N.C. Wyeth ~ End Papers for Robert Louis Stevenson’s “Treasure Island”.
Dean Cornwell ~ “Captain Blood had walked into a trap.”
-Dean was a student of Harvey Dunn’s.
Harvey Dunn and N.C. Wyeth were students of Howard Pyle.
Here’s the interesting part: Printing and Cost restrictions of the time forced artists like Pyle, Wyeth, Dunn, and Cornwell to come up with new techniques. In these examples, despite what you might think, Wyeth and Cornwell only used one color for these paintings, and then the rest was done in Black and White. They were simply not allowed to use any other colors, because the publishers couldn’t afford it, and the printing quality wouldn’t allow for more variation.
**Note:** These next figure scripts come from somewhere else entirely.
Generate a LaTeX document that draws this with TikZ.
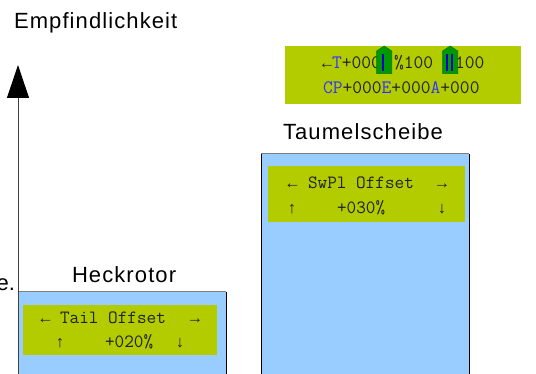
\documentclass[tikz,border=0pt]{standalone}
\usepackage{fontspec}
\setmainfont{Liberation Sans}
\newfontfamily\arrowfont{Liberation Mono}
\usetikzlibrary{arrows.meta}
\definecolor{barblue}{HTML}{99CCFF}
\definecolor{lcdgreen}{HTML}{B2CC00}
\definecolor{markgreen}{HTML}{009900}
\definecolor{markedge}{HTML}{007A00}
\definecolor{lcdblue}{HTML}{3333FF}
\definecolor{barmark}{HTML}{0000CC}
\definecolor{lcdtext}{HTML}{222222}
\tikzstyle{every node}=[inner sep=0pt, outer sep=0pt]
\tikzstyle{barlabel}=[anchor=base west, font=\fontsize{22}{26}\selectfont\addfontfeature{LetterSpace=5}]
\tikzstyle{lcd}=[anchor=base west, text=lcdtext, font=\ttfamily\fontsize{18.7}{20}\selectfont]
\tikzstyle{lcdsym}=[anchor=base, text=lcdtext, font=\arrowfont\fontsize{16.3}{18}\selectfont]
\tikzstyle{lcdbig}=[lcd, font=\ttfamily\fontsize{19}{20}\selectfont]
\tikzstyle{marker}=[fill=markgreen, draw=markedge, line width=0.6pt]

\begin{document}
\begin{tikzpicture}[x=1pt, y=-1pt, line width=1pt]
\useasboundingbox (0,0) rectangle (536,374);
% Bars
    \fill[barblue] (18,292) rectangle (226,374);
    \draw[gray] (18,292) -- (226,292);
    \draw (226,292) -- (226,374);
    \fill[barblue] (261,154) rectangle (469,374);
    \draw[gray] (261,154) -- (469,154);
    \draw (261,154) -- (261,374);
    \draw (469,154) -- (469,374);
% Axis
    \coordinate (axisbot) at (18,374);
    \coordinate (axistop) at (18,65);
    \draw[black!75, -{Triangle[length=33pt, width=22pt, color=black]}] (axisbot) -- (axistop);
% Labels
    \node[barlabel] (empf) at (14,28.5) {Empfindlichkeit};
    \node[anchor=base east, font=\fontsize{22}{26}\selectfont] (cut) at (15,291) {e.};
    \node[barlabel] (heck) at (72,283) {Heckrotor};
    \node[barlabel] (taumel) at (283,140) {Taumelscheibe};
% Displays
    \fill[lcdgreen] (23,305) rectangle (217,355);
    \node[lcdsym] (tailleft) at (45.5,324) {←};
    \node[lcd] (tailtop) at (60,324) {Tail Offset};
    \node[lcdsym] (tailright) at (195,324) {→};
    \node[lcdsym] (tailup) at (60,348) {↑};
    \node[lcd] (tailval) at (105,348) {+020\%};
    \node[lcdsym] (taildown) at (180,348) {↓};
    \fill[lcdgreen] (268,166) rectangle (465,222);
    \node[lcdsym] (swplleft) at (292.5,189) {←};
    \node[lcd] (swpltop) at (308,189) {SwPl Offset};
    \node[lcdsym] (swplright) at (442,189) {→};
    \node[lcdsym] (swplup) at (292,214) {↑};
    \node[lcd] (swplval) at (337,214) {+030\%};
    \node[lcdsym] (swpldown) at (442,214) {↓};
    \fill[lcdgreen] (285,46) rectangle (521,104);
    \node[lcdsym] (trimleft) at (327,69) {←};
    \node[lcdbig] (trim) at (332,69) {\textcolor{lcdblue}{T}+000};
    \node[lcdbig] (gain) at (394,69) {\%100};
    \node[lcdbig] (rate) at (455,69) {100};
    \node[lcdbig] (mix) at (323,94) {\textcolor{lcdblue}{CP}+000\textcolor{lcdblue}{E}+000\textcolor{lcdblue}{A}+000};
% Markers
    \draw[marker] (376.7,73.7) -- (376.7,51) -- (384.2,46) -- (391.7,51) -- (391.7,73.7) -- cycle;
    \fill[barmark] (382.3,54) rectangle (384.3,71);
    \draw[marker] (442.7,73.7) -- (442.7,51) -- (450.2,46) -- (457.7,51) -- (457.7,73.7) -- cycle;
    \fill[barmark] (445.5,54) rectangle (447.5,71);
    \fill[barmark] (450.5,54) rectangle (452.5,71);
\end{tikzpicture}
\end{document}
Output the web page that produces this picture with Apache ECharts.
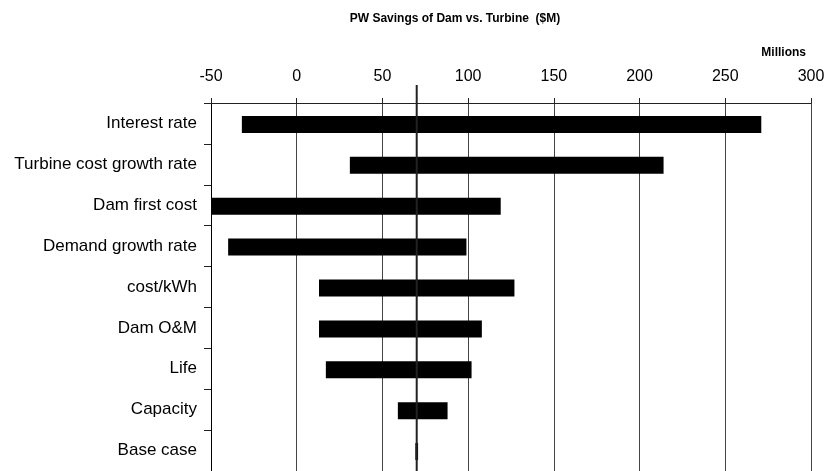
<!DOCTYPE html>
<html><head><meta charset="utf-8">
<script src="https://cdn.jsdelivr.net/npm/echarts@6/dist/echarts.min.js"></script>
<style>html,body{margin:0;padding:0;background:#fff}#c{width:828px;height:471px}</style>
</head><body><div id="c"></div>
<script>
var categories = ['Interest rate','Turbine cost growth rate','Dam first cost','Demand growth rate','cost/kWh','Dam O&M','Life','Capacity','Base case'];
var lowValues  = [-32, 31, -50, -40, 13, 13, 17, 59, 69.2];
var highValues = [271, 214, 119, 99, 127, 108, 102, 88, 70.8];
var baseCase = 70;
var xTicks = {min: -50, max: 300, interval: 50};

var FONT = 'Liberation Sans';
var chart = echarts.init(document.getElementById('c'));
var barData = categories.map(function(c, i){ return [i, lowValues[i], highValues[i]]; });

chart.setOption({
  animation: false,
  textStyle: {fontFamily: FONT},
  title: [
    {text: 'PW Savings of Dam vs. Turbine  ($M)', left: 450, textAlign: 'center', top: 8,
     textStyle: {fontFamily: FONT, fontSize: 12, fontWeight: 'bold', color: '#000'}},
    {text: 'Millions', right: 17, top: 42,
     textStyle: {fontFamily: FONT, fontSize: 12, fontWeight: 'bold', color: '#000'}}
  ],
  grid: {left: 211, right: 17, top: 103, height: 370, containLabel: false},
  xAxis: {
    type: 'value', position: 'top', min: xTicks.min, max: xTicks.max, interval: xTicks.interval,
    axisLine: {show: true, onZero: false, lineStyle: {color: '#222', width: 1}},
    axisTick: {show: true, length: 5, lineStyle: {color: '#222'}},
    axisLabel: {fontFamily: FONT, fontSize: 16, color: '#000', margin: 18},
    splitLine: {show: true, lineStyle: {color: '#444', width: 1}}
  },
  yAxis: {
    type: 'category', inverse: true, data: categories,
    axisLine: {show: true, onZero: false, lineStyle: {color: '#000', width: 1}},
    axisTick: {show: true, length: 7, lineStyle: {color: '#222'}},
    axisLabel: {fontFamily: FONT, fontSize: 17, color: '#000', margin: 14},
    splitLine: {show: false}
  },
  series: [
    {
      type: 'custom', data: barData, clip: true,
      encode: {x: [1, 2], y: 0},
      renderItem: function(params, api){
        var cat = api.value(0);
        var p1 = api.coord([api.value(1), cat]);
        var p2 = api.coord([api.value(2), cat]);
        var h = 17;
        var cs = params.coordSys;
        var x1 = Math.max(p1[0], cs.x), x2 = Math.min(p2[0], cs.x + cs.width);
        return {type: 'rect', shape: {x: x1, y: p1[1] - h/2 + 1, width: x2 - x1, height: h},
                style: {fill: '#000'}};
      }
    },
    {
      type: 'custom', data: [[baseCase, 0]], clip: false, z: 5,
      encode: {x: 0, y: 1},
      renderItem: function(params, api){
        var cs = params.coordSys;
        var x = api.coord([api.value(0), 0])[0];
        return {type: 'line', shape: {x1: x, y1: cs.y - 18, x2: x, y2: cs.y + cs.height},
                style: {stroke: '#222', lineWidth: 2}};
      }
    }
  ]
});
</script></body></html>
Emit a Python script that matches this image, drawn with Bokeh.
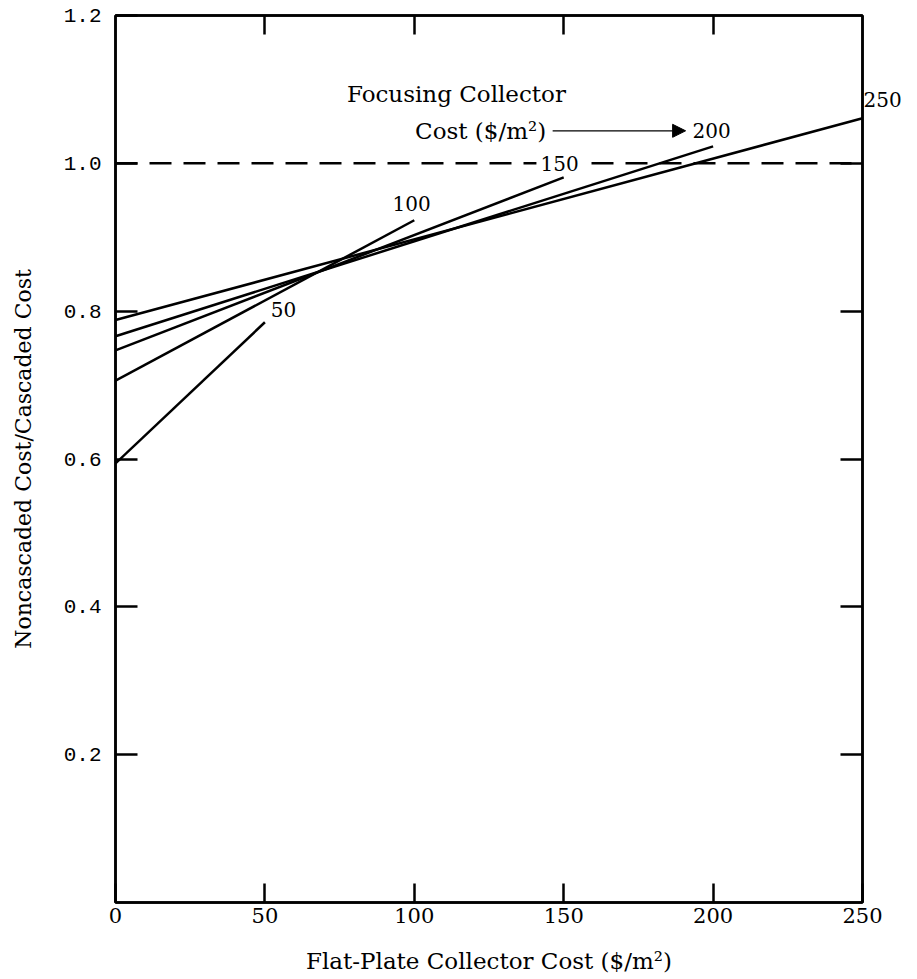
from bokeh.plotting import figure
from bokeh.models import (Range1d, LinearAxis, FixedTicker, Label, Arrow, NormalHead)
from bokeh.embed import file_html
from bokeh.resources import INLINE

# Data: Noncascaded/Cascaded cost ratio vs flat-plate collector cost,
# one line per focusing collector cost ($/m2)
focus_costs = [50, 100, 150, 200, 250]
flat_start = [0, 0, 0, 0, 0]
flat_end = [50, 100, 150, 200, 250]
ratio_start = [0.594, 0.706, 0.747, 0.766, 0.788]
ratio_end = [0.785, 0.923, 0.981, 1.023, 1.061]

label_x = [56.2, 99.1, 148.6, 199.5]
label_y = [0.802, 0.945, 1.0, 1.044]
label_250_y = 1.086

x_ticks = [0, 50, 100, 150, 200, 250]
y_ticks = [0.2, 0.4, 0.6, 0.8, 1.0, 1.2]
y_tick_labels = {0.2: "0.2", 0.4: "0.4", 0.6: "0.6", 0.8: "0.8", 1.0: "1.0", 1.2: "1.2"}

SERIF = "DejaVu Serif"
MONO = "Liberation Mono"

p = figure(width=917, height=979, output_backend="svg", toolbar_location=None,
           x_range=Range1d(0, 250), y_range=Range1d(0, 1.2),
           min_border_left=115, min_border_right=55, min_border_top=15, min_border_bottom=77,
           x_axis_label="Flat-Plate Collector Cost ($/m²)",
           y_axis_label="Noncascaded Cost/Cascaded Cost")
p.grid.visible = False
p.outline_line_color = "black"
p.outline_line_width = 2.5
p.background_fill_color = "white"

xa = p.xaxis[0]
xa.ticker = FixedTicker(ticks=x_ticks)
xa.major_tick_in = 19
xa.major_tick_out = 0
xa.minor_tick_line_color = None
xa.axis_line_width = 2.5
xa.major_tick_line_width = 2.5
xa.major_label_text_font = SERIF
xa.major_label_text_font_size = "21px"
xa.major_label_text_color = "black"
xa.major_label_standoff = 5
xa.axis_label_text_font = SERIF
xa.axis_label_text_font_size = "23px"
xa.axis_label_text_font_style = "normal"
xa.axis_label_text_color = "black"
xa.axis_label_standoff = 22

ya = p.yaxis[0]
ya.ticker = FixedTicker(ticks=y_ticks)
ya.major_label_overrides = y_tick_labels
ya.major_tick_in = 22
ya.major_tick_out = 0
ya.minor_tick_line_color = None
ya.axis_line_width = 2.5
ya.major_tick_line_width = 2.5
ya.major_label_text_font = MONO
ya.major_label_text_font_size = "21px"
ya.major_label_text_color = "black"
ya.major_label_standoff = 14
ya.axis_label_text_font = SERIF
ya.axis_label_text_font_size = "22px"
ya.axis_label_text_font_style = "normal"
ya.axis_label_text_color = "black"
ya.axis_label_standoff = 25

ra = LinearAxis(ticker=FixedTicker(ticks=[0.2, 0.4, 0.6, 0.8, 1.0]),
                major_tick_in=22, major_tick_out=0, minor_tick_line_color=None,
                axis_line_width=2.5, major_tick_line_width=2.5,
                major_label_overrides={0.2: "", 0.4: "", 0.6: "", 0.8: "", 1.0: ""},
                major_label_standoff=0, major_label_text_font_size="1px")
p.add_layout(ra, "right")
# label of the 250 curve, written just outside the right edge
ra2 = LinearAxis(ticker=FixedTicker(ticks=[label_250_y]),
                 major_label_overrides={label_250_y: str(focus_costs[-1])},
                 axis_line_color=None, major_tick_line_color=None, minor_tick_line_color=None,
                 major_tick_in=0, major_tick_out=0, major_label_standoff=1,
                 major_label_text_font=SERIF, major_label_text_font_size="20px",
                 major_label_text_color="black")
p.add_layout(ra2, "right")
ta = LinearAxis(ticker=FixedTicker(ticks=[50, 100, 150, 200]),
                major_tick_in=19, major_tick_out=0, minor_tick_line_color=None,
                axis_line_width=2.5, major_tick_line_width=2.5,
                major_label_overrides={50: "", 100: "", 150: "", 200: ""},
                major_label_standoff=0, major_label_text_font_size="1px")
p.add_layout(ta, "above")

# reference line at 1.0
p.line([0, 250], [1.0, 1.0], line_color="black", line_width=2.5, line_dash="22 12")

xs = [[a, b] for a, b in zip(flat_start, flat_end)]
ys = [[a, b] for a, b in zip(ratio_start, ratio_end)]
p.multi_line(xs, ys, line_color="black", line_width=2.5)

for c, lx, ly in zip(focus_costs[:-1], label_x, label_y):
    lab = Label(x=lx, y=ly, text=str(c), text_align="center", text_baseline="middle",
                text_font=SERIF, text_font_size="20px", text_color="black")
    if c == 150:
        lab.background_fill_color = "white"
        lab.padding = 4
    p.add_layout(lab)

p.add_layout(Label(x=114.1, y=1.094, text="Focusing Collector", text_align="center",
                   text_baseline="middle", text_font=SERIF, text_font_size="23px",
                   text_color="black"))
p.add_layout(Label(x=122.2, y=1.044, text="Cost ($/m²)", text_align="center",
                   text_baseline="middle", text_font=SERIF, text_font_size="23px",
                   text_color="black"))
p.add_layout(Arrow(x_start=146.3, y_start=1.044, x_end=190.8, y_end=1.044,
                   line_color="black", line_width=1.2,
                   end=NormalHead(size=13, fill_color="black", line_color="black")))

open("out.html", "w").write(file_html(p, INLINE))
In Wyeth’s case, the figures are huge and imposing. Yet they seem to move with a grace and purpose not often seen since. The yellow used for the sky very clearly shows this to be an Island. The ground is actually White. But, because of the use of the yellow for the sky, your eyes actually fill in the missing details. The characters are all in Black and White. It’s just a yellow sky, but it’s don’t so well that you don’t really notice it.
Cornwell actually moved a good bit away from the teachings of Pyle’s school. Harvey Dunn was reportedly quite critical of Dean’s later work. Comparing the figures of Wyeth and Cornwell, Wyeth’s seem like big, muscular and dirty guys. Cornwell’s look like refined, polished gentlemen. Both work.
Anyways, in Cornwell’s case, he used highlights of a Reddish-Orange hue. The rest is just black and white. That single color-and there’s really only one shade of it-manages to enliven the entire scene. Every character seems very much so to be in full color, despite the lack of it.
Howard Pyle is referred to as “the Father of American Illustration”, and the students that attended his school in Delaware are referred to as the Golden Age of Illustration’s Masters.